Jak ubrać dziecko w trakcie dużych mrozów?

Dzieci bardzo różnie reagują na mroźne, zimowe dni. Dla niektórych to ulubiona pora roku, gdzie mogą w końcu pozjeżdżać na sankach lub porzucać się śnieżkami. Część dzieci jednak nie cierpi mrozów i woli pozostać w domu. Dla jego zdrowia trzeba jednak czasem wyjść na świeże powietrze i chwilę pospacerować. Trzeba też jakoś dojść do szkoły. Jak ubrać swoje dziecko, żeby jak najbardziej komfortowo czuło się na mrozie? 

Dostosowanie ubrań do danej temperatury 

Rodzic musi odpowiednio ocenić sytuację znajdującą się za oknem. Mróz na poziomie -5 stopni Celsjusza znacznie różni się od -25 stopni. Potrzebny będzie całkiem inny zestaw ubrań. Zagrożeniem jest nie tylko przymarznięcie, ale też przegrzanie ciała dziecka. Grożą mu wtedy różnego rodzaju infekcje spowodowane nadmierną troską rodziców. Dzieje się to często po wejściu do ciepłego budynku, dlatego szybko trzeba im ściągnąć kurtkę lub czapkę. Zwłaszcza jeżeli są przemoczone. Aby uniknąć szoku termicznego, warto dać dziecku coś do picia. 

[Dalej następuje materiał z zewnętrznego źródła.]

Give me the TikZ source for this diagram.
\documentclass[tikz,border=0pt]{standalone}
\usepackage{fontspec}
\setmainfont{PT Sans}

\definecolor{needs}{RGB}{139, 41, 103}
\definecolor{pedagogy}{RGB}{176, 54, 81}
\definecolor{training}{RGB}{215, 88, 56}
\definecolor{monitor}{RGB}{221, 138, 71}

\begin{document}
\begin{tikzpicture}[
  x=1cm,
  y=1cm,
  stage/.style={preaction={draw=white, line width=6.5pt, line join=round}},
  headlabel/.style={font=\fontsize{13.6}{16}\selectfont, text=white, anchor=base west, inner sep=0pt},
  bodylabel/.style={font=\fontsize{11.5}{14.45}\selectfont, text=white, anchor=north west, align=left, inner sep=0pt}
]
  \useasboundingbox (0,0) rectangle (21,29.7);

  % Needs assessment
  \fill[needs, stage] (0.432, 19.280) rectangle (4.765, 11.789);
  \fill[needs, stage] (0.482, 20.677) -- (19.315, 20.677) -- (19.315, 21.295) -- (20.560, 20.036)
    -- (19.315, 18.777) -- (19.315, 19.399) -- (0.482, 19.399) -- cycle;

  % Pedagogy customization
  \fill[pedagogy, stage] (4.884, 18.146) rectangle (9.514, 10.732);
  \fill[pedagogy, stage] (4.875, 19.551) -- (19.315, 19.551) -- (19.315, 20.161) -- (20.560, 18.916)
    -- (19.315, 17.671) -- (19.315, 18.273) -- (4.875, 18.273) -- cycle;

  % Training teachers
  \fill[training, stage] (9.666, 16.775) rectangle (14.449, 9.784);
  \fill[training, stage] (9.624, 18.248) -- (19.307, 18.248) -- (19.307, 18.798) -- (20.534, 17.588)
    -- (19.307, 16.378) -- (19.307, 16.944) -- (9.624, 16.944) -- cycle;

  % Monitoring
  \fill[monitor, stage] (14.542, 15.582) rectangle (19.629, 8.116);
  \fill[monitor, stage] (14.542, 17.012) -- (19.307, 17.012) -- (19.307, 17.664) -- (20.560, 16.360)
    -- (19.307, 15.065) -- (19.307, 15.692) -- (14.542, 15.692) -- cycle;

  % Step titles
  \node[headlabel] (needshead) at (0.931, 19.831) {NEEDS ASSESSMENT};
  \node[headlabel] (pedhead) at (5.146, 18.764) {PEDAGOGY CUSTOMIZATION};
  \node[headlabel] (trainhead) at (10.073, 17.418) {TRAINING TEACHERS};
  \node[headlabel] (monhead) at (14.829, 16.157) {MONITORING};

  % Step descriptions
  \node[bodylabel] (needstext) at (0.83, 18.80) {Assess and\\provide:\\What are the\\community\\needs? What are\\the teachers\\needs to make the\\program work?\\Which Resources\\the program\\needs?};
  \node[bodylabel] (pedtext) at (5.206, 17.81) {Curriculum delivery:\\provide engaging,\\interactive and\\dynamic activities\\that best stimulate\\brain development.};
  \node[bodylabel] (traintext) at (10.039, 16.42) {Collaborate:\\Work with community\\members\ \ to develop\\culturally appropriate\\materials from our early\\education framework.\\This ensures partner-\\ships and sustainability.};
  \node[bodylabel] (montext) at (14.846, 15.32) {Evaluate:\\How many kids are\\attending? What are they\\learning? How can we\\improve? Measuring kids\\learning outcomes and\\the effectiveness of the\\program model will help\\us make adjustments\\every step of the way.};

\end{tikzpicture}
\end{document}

W co ubrać dziecko na największe mrozy? 

Podstawą w przypadku większego dziecka jest ocieplana kurtka. Trzeba umieć rozróżniać puchową grubą od tej jesiennej, która służy głównie przeciwdeszczowo. W przypadku silnych opadów śniegu warto, żeby kurtka miała kaptur. Wiele rodziców decyduje się na specjalne kombinezony, które ciągną się aż do kostek. To dobre wyjście w przypadku mniejszych dzieci, ale potem trzeba stopniowo przechodzić na zwykłe, zimowe kurtki. 

Strój zimowy nie powinien jedynie chronić przed zimnem. Dobrze, gdyby dodatkowo ładnie wyglądał. Kurtka dla dziewczynki powinna mieć jaskrawe kolory, najlepiej różowe bądź czerwone. Nie dość, że są bardzo dziewczęce to jeszcze dziecko będzie dobrze widoczne na tle śniegu. Dobrym pomysłem są dodatki w postaci kwiatów lub ciągłych wzorków. Zarówno dla chłopców, jak i do dziewczynek świetnie sprawdza się dodatkowe futerko wykończeniowe (np. w okolicach kaptura), które jeszcze mocniej ociepli strój. W przypadku chłopców lepiej postawić na stonowane barwy.

Ocieplające dodatki 

Porządna kurtka lub kombinezon to dopiero połowa sukcesu. Wiele rodziców decyduje się też na ocieplane spodnie, zwłaszcza przy mrozach poniżej -10 stopni. Dziecko musi pamiętać, żeby ściągnąć spodnie w szkole. Najlepiej, gdy są dodatkowo wodoodporne, przez co nie zamoczy one swoich spodni na co dzień. Nogi można ocieplić kalesonami lub rajtuzami. Trzeba jednak zapytać o zdanie dziecko, bo niektóre czują się w nich bardzo niekomfortowo. 

Podstawą są oczywiście dodatki w postaci czapek, rękawic czy szalików. Najlepiej, gdy są dopasowane do kurtki i reszty stroju. Bardzo ładne dziecku pasuje dodatkowy bąbel na szczycie czapki, choć część dzieci uzna go za uciążliwy. Podstawą czapki nie jest jednak wygląd, a odpowiednia grubość. Nie można zapominać o uszach, które powinny być pokryte w całości. Szalik powinien być jak najdłuższy i przykrywać jak największą część szyi. Rękawiczki z kolei powinny być nieprzemakalne. Dzieci uwielbiają bawić się śniegiem, a rękawiczki bawełniane szybko wtedy mokną. Długie przebywanie w mokrych ubraniach zwiększa ryzyko przeziębienia.